▶ SOURCE MATERIAL:

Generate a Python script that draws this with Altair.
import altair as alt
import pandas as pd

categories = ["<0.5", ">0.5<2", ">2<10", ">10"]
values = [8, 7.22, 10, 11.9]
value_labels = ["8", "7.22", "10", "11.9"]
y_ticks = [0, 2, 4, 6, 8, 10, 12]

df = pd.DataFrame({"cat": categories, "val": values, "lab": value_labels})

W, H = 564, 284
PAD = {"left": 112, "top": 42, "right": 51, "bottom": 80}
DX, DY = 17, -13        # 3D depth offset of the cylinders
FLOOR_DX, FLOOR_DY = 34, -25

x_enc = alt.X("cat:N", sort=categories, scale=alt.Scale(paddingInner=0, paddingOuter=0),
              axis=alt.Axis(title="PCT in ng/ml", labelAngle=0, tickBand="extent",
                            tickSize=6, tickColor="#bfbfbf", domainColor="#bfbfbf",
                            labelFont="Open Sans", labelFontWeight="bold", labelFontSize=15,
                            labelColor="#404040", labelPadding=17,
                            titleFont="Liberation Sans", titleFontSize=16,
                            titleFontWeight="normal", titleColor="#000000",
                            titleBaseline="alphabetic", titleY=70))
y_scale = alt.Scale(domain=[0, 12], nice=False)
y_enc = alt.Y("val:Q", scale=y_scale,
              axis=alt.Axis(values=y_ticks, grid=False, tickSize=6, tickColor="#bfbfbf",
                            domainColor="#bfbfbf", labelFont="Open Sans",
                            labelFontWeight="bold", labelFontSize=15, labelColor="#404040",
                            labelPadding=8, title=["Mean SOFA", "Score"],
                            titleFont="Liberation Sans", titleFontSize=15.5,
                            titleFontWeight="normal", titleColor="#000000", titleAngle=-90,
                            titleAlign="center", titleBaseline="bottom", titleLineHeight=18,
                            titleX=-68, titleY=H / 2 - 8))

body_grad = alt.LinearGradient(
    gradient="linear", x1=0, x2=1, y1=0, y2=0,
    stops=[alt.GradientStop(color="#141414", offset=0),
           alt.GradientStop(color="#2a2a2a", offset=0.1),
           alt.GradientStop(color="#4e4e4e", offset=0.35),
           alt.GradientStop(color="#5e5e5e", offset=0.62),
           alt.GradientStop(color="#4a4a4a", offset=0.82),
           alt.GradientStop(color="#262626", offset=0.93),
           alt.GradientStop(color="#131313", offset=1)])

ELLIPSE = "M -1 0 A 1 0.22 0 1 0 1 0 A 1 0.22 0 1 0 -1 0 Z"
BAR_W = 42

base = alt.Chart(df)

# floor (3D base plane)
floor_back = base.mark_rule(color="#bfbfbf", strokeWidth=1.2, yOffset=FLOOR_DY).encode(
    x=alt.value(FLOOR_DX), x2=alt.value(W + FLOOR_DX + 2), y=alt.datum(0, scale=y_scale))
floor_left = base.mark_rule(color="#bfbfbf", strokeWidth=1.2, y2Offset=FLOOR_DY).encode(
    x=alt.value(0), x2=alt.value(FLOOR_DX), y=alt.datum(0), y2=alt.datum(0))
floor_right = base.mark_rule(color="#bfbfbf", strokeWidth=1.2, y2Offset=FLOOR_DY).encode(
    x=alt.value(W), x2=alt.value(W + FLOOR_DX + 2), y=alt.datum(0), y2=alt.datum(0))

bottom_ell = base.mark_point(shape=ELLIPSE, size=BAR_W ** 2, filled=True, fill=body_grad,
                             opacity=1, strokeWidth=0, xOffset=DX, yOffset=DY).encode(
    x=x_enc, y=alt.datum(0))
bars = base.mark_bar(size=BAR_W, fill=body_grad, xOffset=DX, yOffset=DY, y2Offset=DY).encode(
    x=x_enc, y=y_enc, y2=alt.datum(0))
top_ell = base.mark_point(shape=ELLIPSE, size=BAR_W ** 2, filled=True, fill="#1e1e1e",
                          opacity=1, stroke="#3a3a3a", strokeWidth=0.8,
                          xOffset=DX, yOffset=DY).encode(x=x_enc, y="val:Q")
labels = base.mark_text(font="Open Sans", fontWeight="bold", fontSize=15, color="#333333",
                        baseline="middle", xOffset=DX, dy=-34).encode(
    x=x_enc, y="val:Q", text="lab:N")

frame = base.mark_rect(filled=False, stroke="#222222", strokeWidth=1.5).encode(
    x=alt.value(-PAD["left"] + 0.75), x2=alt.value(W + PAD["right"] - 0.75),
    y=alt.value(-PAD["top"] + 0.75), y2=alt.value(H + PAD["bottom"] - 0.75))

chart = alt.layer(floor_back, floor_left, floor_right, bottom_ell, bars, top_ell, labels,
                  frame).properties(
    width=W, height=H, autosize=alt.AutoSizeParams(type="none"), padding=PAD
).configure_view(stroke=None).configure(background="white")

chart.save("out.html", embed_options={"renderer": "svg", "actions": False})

▶ WHAT NEEDS TO BE DONE: Reproduce verbatim only this range: the first line of the material through the line that contains "FLOOR_DX, FLOOR_DY = 34, -25", inclusive.

▶ SOLUTION TO THIS EXERCISE:
Generate a Python script that draws this with Altair.
import altair as alt
import pandas as pd

categories = ["<0.5", ">0.5<2", ">2<10", ">10"]
values = [8, 7.22, 10, 11.9]
value_labels = ["8", "7.22", "10", "11.9"]
y_ticks = [0, 2, 4, 6, 8, 10, 12]

df = pd.DataFrame({"cat": categories, "val": values, "lab": value_labels})

W, H = 564, 284
PAD = {"left": 112, "top": 42, "right": 51, "bottom": 80}
DX, DY = 17, -13        # 3D depth offset of the cylinders
FLOOR_DX, FLOOR_DY = 34, -25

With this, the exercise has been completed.